In 2022, new transfer pricing anti-mismatch legislation entered into force, with a focus on neutralizing transfer pricing mismatches in corporate income taxation that arise due to the application of the at arm’s length principle. Such a transfer pricing mismatch arises for example when an entity acquires an asset from an affiliated entity for a price lower than fair market value, where the acquiring entity receives a step up and the transferring entity does not recognize a capital gain. With the anti-mismatch legislation, the Netherlands would in principle disallow the step-up in the Netherlands, thus leaving fewer room for depreciation in the tax base of the Dutch taxpayer. 

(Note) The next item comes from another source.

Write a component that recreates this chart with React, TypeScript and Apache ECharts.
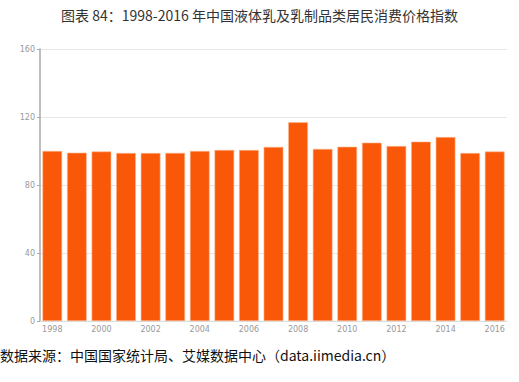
import React, { useEffect, useRef } from "react";
import * as echarts from "echarts";

const years = ["1998","1999","2000","2001","2002","2003","2004","2005","2006","2007","2008","2009","2010","2011","2012","2013","2014","2015","2016"];
const values = [100.0, 99.0, 99.7, 98.8, 98.8, 98.9, 100.0, 100.6, 100.6, 102.4, 116.9, 101.2, 102.5, 104.9, 102.9, 105.5, 108.2, 98.8, 99.7];
const title = "图表 84：1998-2016 年中国液体乳及乳制品类居民消费价格指数";
const source = "数据来源：中国国家统计局、艾媒数据中心（data.iimedia.cn）";

export default function App() {
  const ref = useRef<HTMLDivElement>(null);
  useEffect(() => {
    const chart = echarts.init(ref.current!, null, { renderer: "svg" });
    chart.setOption({
      animation: false,
      backgroundColor: "#ffffff",
      textStyle: { fontFamily: "Noto Sans CJK SC" },
      graphic: [
        { type: "text", left: "center", top: 8, style: { text: title, fontSize: 14, fill: "#333", fontFamily: "Noto Sans CJK SC" } },
        { type: "text", left: 0, top: 348, style: { text: source, fontSize: 14, fill: "#111", fontFamily: "Noto Sans CJK SC" } },
      ],
      grid: { left: 40, right: 12, top: 49, bottom: 61 },
      xAxis: {
        type: "category",
        data: years,
        axisLine: { lineStyle: { color: "#ddd" } },
        axisTick: { show: false },
        axisLabel: { interval: 1, color: "#999", fontSize: 8, margin: 4, fontFamily: "DejaVu Sans" },
      },
      yAxis: {
        type: "value",
        min: 0,
        max: 160,
        interval: 40,
        axisLine: { show: true, lineStyle: { color: "#aaa", width: 1.5 } },
        axisTick: { show: true, length: 3, lineStyle: { color: "#aaa" } },
        axisLabel: { color: "#999", fontSize: 8, margin: 5, fontFamily: "DejaVu Sans" },
        splitLine: { lineStyle: { color: "#e6e6e6" } },
      },
      series: [
        {
          type: "bar",
          data: values,
          barCategoryGap: "20%",
          itemStyle: { color: "#F85808", borderColor: "#FBB58E", borderWidth: 0.6 },
        },
      ],
    });
    return () => chart.dispose();
  }, []);
  return <div ref={ref} style={{ width: 519, height: 382, position: "absolute", left: 0, top: 0 }} />;
}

These rules also state that when an asset is acquired through a dividend, capital contribution, or similar transaction, the new book value will be equal to the amount taken into account for tax purposes of the affiliated transferring entity. Based on the literal wording of the article, this means that the new book value will be zero if an asset is acquired from a tax exempt affiliated entity. This situation qualifies as overkill as the absence of taxation at the level of the transferor is caused by the tax-exempt nature of the transferor and not by the mismatch in transfer pricing. 

The new policy decree published on January 24, 2023, addresses this overkill situation. In situations such as these where the asset is acquired from a tax exempt entity through a dividend, capital contribution or similar transaction, the step-up will nonetheless be granted to a Dutch transferee in case the following two conditions are satisfied: 

  1. The asset transfer by way of a (capital) contribution in kind is recorded at fair market value in the financial statements of both the tax exempt transferor as well as the Dutch transferee.
  2. For legal purposes, the transfer by way of a (capital) contribution in kind is also recognized at fair market value.  

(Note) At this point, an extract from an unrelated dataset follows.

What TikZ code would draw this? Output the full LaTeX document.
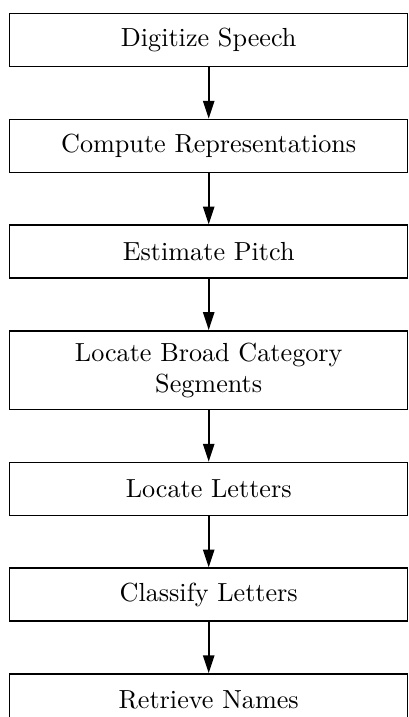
\documentclass[tikz,border=0pt]{standalone}
\usepackage{fontspec}
\usepackage{tikz}
\usetikzlibrary{arrows.meta,positioning}

\begin{document}
\begin{tikzpicture}[
  node distance=6.9mm,
  every node/.style={font=\normalsize, align=center},
  flow/.style={-{Triangle[length=2.4mm, width=1.5mm]}, line width=0.75pt},
  stage/.style={draw, line width=0.55pt, minimum width=53.45mm, minimum height=7.1mm, inner sep=2pt},
  tall/.style={stage, minimum height=10.6mm}
]
\clip (0,0) rectangle (54.8mm,-96.3mm);
\node[stage, anchor=north west] (digitize) at (1.21mm,-1.75mm) {Digitize Speech};
\node[stage, below=of digitize] (represent) {Compute Representations};
\node[stage, below=of represent] (pitch) {Estimate Pitch};
\node[tall, below=of pitch] (broad) {Locate Broad Category\\Segments};
\node[stage, below=of broad] (locate) {Locate Letters};
\node[stage, below=of locate] (classify) {Classify Letters};
\node[stage, below=of classify] (retrieve) {Retrieve Names};

\draw[flow] (digitize) -- (represent);
\draw[flow] (represent) -- (pitch);
\draw[flow] (pitch) -- (broad);
\draw[flow] (broad) -- (locate);
\draw[flow] (locate) -- (classify);
\draw[flow] (classify) -- (retrieve);
\end{tikzpicture}
\end{document}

The Decree applies to a dividend, repayment of paid-up capital, liquidation proceeds, capital contribution or similar transactions.

TAKEAWAYS 

The overkill situation resulting in a step down instead of a step up of the acquired asset, is caused by the tax exempt nature of the affiliated transferor. The Ministry of Finance not only recognizes that there is overkill in this situation but also recognizes that it is not the purpose of the anti-transfer pricing mismatch rules to apply to this situation, as the mismatch is not caused by transfer pricing rules, but by the subjective exemption. In other words, the Dutch Ministry of Finance implicitly reiterates that the anti-mismatch legislation include an ‘origin requirement’, i.e. the mismatch should be caused by transfer pricing misalignment.

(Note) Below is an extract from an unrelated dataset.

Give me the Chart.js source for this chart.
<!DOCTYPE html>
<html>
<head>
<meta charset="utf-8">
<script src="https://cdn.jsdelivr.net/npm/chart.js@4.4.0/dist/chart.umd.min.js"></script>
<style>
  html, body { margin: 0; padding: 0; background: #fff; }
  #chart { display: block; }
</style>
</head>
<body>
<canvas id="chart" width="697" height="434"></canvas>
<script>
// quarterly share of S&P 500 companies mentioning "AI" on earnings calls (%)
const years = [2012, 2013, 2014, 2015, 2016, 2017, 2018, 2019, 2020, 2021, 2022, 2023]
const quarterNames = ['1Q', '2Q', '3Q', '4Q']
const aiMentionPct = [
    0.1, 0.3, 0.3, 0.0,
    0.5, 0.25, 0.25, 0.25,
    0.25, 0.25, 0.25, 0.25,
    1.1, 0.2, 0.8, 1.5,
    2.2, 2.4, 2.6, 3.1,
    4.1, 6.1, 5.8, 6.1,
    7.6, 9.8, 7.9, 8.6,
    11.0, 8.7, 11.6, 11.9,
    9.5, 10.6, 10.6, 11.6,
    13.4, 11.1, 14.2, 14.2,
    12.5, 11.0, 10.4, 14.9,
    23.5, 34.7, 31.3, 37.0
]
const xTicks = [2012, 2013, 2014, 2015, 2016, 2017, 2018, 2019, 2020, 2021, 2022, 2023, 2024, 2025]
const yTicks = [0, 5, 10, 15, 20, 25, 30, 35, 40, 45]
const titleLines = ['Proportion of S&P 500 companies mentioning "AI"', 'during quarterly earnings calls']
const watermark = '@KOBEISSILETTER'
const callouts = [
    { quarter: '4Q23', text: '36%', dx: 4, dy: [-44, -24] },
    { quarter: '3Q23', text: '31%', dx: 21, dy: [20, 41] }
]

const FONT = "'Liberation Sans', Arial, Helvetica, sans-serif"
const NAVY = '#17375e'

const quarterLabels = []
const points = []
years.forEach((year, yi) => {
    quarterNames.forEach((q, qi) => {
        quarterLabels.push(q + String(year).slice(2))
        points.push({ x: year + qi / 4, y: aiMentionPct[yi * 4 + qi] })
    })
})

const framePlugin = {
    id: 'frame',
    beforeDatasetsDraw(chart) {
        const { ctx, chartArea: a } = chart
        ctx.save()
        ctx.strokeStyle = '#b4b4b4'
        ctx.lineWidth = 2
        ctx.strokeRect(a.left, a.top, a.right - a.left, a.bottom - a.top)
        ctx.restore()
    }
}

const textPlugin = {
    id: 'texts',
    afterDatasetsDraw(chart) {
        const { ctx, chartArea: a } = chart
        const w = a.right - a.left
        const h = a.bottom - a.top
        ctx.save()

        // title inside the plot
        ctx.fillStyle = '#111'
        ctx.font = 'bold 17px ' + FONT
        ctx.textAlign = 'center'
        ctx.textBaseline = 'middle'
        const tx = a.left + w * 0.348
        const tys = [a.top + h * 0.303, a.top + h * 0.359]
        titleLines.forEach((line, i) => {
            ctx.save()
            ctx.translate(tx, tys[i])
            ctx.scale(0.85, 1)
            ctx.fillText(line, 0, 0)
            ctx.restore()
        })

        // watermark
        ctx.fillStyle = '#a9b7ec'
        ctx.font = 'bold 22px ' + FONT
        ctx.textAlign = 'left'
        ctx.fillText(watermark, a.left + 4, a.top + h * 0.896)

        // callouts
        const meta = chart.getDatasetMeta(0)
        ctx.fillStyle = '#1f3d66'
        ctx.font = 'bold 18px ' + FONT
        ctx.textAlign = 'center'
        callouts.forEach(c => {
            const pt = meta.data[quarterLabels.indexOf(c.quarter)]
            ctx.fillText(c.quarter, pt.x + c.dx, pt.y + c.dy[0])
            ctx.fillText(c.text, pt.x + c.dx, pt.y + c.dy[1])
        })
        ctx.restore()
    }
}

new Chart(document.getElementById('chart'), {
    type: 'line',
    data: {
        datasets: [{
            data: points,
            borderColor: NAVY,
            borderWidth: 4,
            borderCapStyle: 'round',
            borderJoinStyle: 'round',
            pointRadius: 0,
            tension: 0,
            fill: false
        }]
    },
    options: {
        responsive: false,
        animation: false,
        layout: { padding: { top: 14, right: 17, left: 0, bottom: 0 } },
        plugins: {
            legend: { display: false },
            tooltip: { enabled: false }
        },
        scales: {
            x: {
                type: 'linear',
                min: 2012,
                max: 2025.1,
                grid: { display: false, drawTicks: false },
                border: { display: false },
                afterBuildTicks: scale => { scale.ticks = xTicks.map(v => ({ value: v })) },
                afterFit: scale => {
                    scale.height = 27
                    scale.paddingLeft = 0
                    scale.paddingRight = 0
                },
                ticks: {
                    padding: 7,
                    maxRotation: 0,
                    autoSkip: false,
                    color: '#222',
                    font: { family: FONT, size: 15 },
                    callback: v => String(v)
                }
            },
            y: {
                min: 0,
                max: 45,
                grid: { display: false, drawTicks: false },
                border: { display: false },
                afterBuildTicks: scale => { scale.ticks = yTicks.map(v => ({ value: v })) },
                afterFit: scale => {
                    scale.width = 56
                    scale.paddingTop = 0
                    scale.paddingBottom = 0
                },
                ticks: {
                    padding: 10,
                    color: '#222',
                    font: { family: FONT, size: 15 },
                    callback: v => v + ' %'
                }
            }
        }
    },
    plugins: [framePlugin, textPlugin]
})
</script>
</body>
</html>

Though only a very specific case is covered by this policy, the policy decree may as such be seen as an additional argument that the anti-transfer pricing mismatch rules should only apply insofar the mismatch is a result of incompatible transfer pricing rules, even though the literal wording of the provision indicates a broader scope.  

The entry into force date of the Decree is set on the day after the formal publication in the official journal and has no formal retroactive effect or effective date. However, we feel that qualifying transfers prior to the such date should also be covered.